The Fourth Amendment to the U.S. Constitution protects personal privacy and every citizen’s right to be free from unreasonable government intrusion into their persons, homes, businesses, and property.
Law enforcement officers may interfere with your Fourth Amendment rights only under limited circumstances and through specific methods. The Fourth Amendment’s search and seizure protections extend to:
A law enforcement officer’s physical apprehension or seizure of a person, by way of a stop or arrest; and
Police searches of places and items in which an individual has a legitimate expectation of privacy — e.g., your person, clothing, purse, luggage, vehicle, house, apartment, hotel room, and place of business.
Unlawfully seized items cannot be used as evidence in criminal cases.

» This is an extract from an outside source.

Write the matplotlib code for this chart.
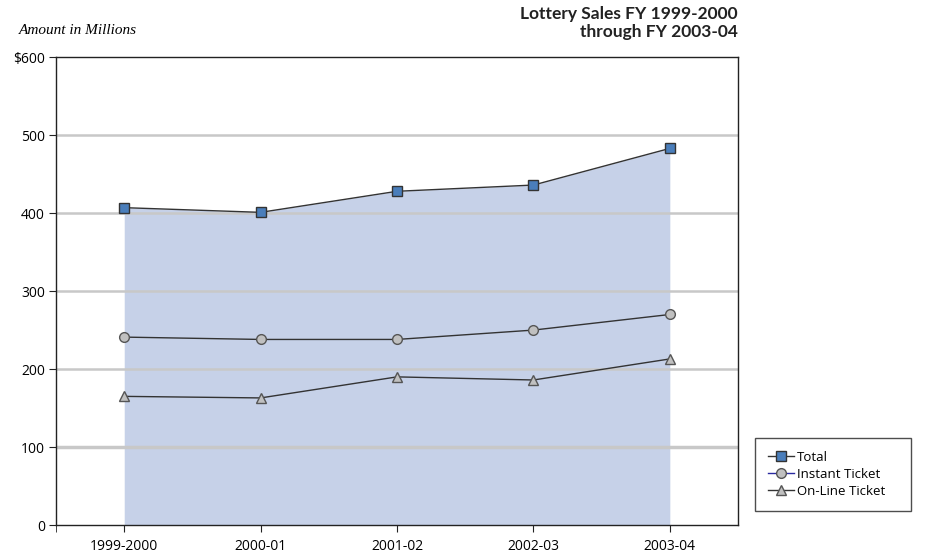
import matplotlib.pyplot as plt
from matplotlib.lines import Line2D

years = ["1999-2000", "2000-01", "2001-02", "2002-03", "2003-04"]
total = [407, 401, 428, 436, 483]
instant = [241, 238, 238, 250, 270]
online = [165, 163, 190, 186, 213]

plt.rcParams['font.family'] = ['Open Sans', 'DejaVu Sans']

fig = plt.figure(figsize=(9.26, 5.55), dpi=100)
ax = fig.add_axes([0.0605, 0.054, 0.7365, 0.843])

x = range(len(years))
ax.fill_between(x, 0, total, color='#c6d1e8', zorder=1, linewidth=0)
ax.plot(x, total, color='#333333', lw=1, marker='s', ms=7,
        mfc='#4a7ebb', mec='#333333', mew=1, zorder=3)
ax.plot(x, instant, color='#333333', lw=1, marker='o', ms=7,
        mfc='#c0c0c0', mec='#555555', mew=1, zorder=3)
ax.plot(x, online, color='#333333', lw=1, marker='^', ms=7,
        mfc='#c0c0c0', mec='#555555', mew=1, zorder=3)

ax.set_xlim(-0.5, 4.5)
ax.set_ylim(0, 600)
ax.set_yticks([0, 100, 200, 300, 400, 500, 600])
ax.set_yticklabels(["0", "100", "200", "300", "400", "500", "$600"], fontsize=10)
ax.set_xticks(list(x))
ax.set_xticklabels(years, fontsize=10)
ax.set_xticks([-0.5], minor=True)
ax.tick_params(axis='x', which='both', length=5, color='#222222', pad=5)
ax.tick_params(axis='y', length=5, color='#222222', pad=3)
for yv in [100, 200, 300, 400, 500]:
    ax.axhline(yv, color='#c8c8c8', lw=2.5 if yv == 100 else 1.8, zorder=2)
for s in ax.spines.values():
    s.set_color('#222222')
    s.set_linewidth(1)

fig.text(0.797, 0.99, "Lottery Sales FY 1999-2000\nthrough FY 2003-04",
         ha='right', va='top', fontsize=12.5, fontweight='bold', linespacing=1.15,
         family=['Lato', 'DejaVu Sans'], color='#222222')
fig.text(0.02, 0.945, "Amount in Millions", ha='left', va='center',
         fontsize=11, style='italic', family='Liberation Serif')

handles = [
    Line2D([], [], color='#333333', lw=1, marker='s', ms=7, mfc='#4a7ebb', mec='#333333'),
    Line2D([], [], color='#2a2aa0', lw=1, marker='o', ms=7, mfc='#c0c0c0', mec='#555555'),
    Line2D([], [], color='#333333', lw=1, marker='^', ms=7, mfc='#c0c0c0', mec='#555555'),
]
leg = fig.legend(handles, ["Total", "Instant Ticket", "On-Line Ticket"],
                 loc='lower left', bbox_to_anchor=(0.808, 0.067, 0.183, 0.145),
                 mode='expand', fontsize=9.5, frameon=True, fancybox=False,
                 handlelength=2, handletextpad=0.2, labelspacing=0.3,
                 borderpad=1.0)
leg.get_frame().set_edgecolor('#222222')
leg.get_frame().set_linewidth(1)

fig.savefig("out.png", dpi=100)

The degree of protection available in a particular case depends on the nature of the detention or arrest, the characteristics of the place searched, and the circumstances under which the search takes place.
In most instances, a police officer may not search or seize an individual or his or her property unless the officer has a valid search warrant, a valid arrest warrant, or a belief rising to the level of “probable cause” that an individual has committed a crime. Violation of an individual’s constitutional rights under the Fourth Amendment will nullify the effect of a search or seizure, and any evidence derived from that search or seizure will almost certainly be kept out of any criminal case against the person whose rights were violated.
As with any facet of the law, there are exceptions to this rule. For example, an officer can use the “plain sight” rule to investigate any area that he can see without moving any obstructions or from where he were to stand in the normal course of performing his duties.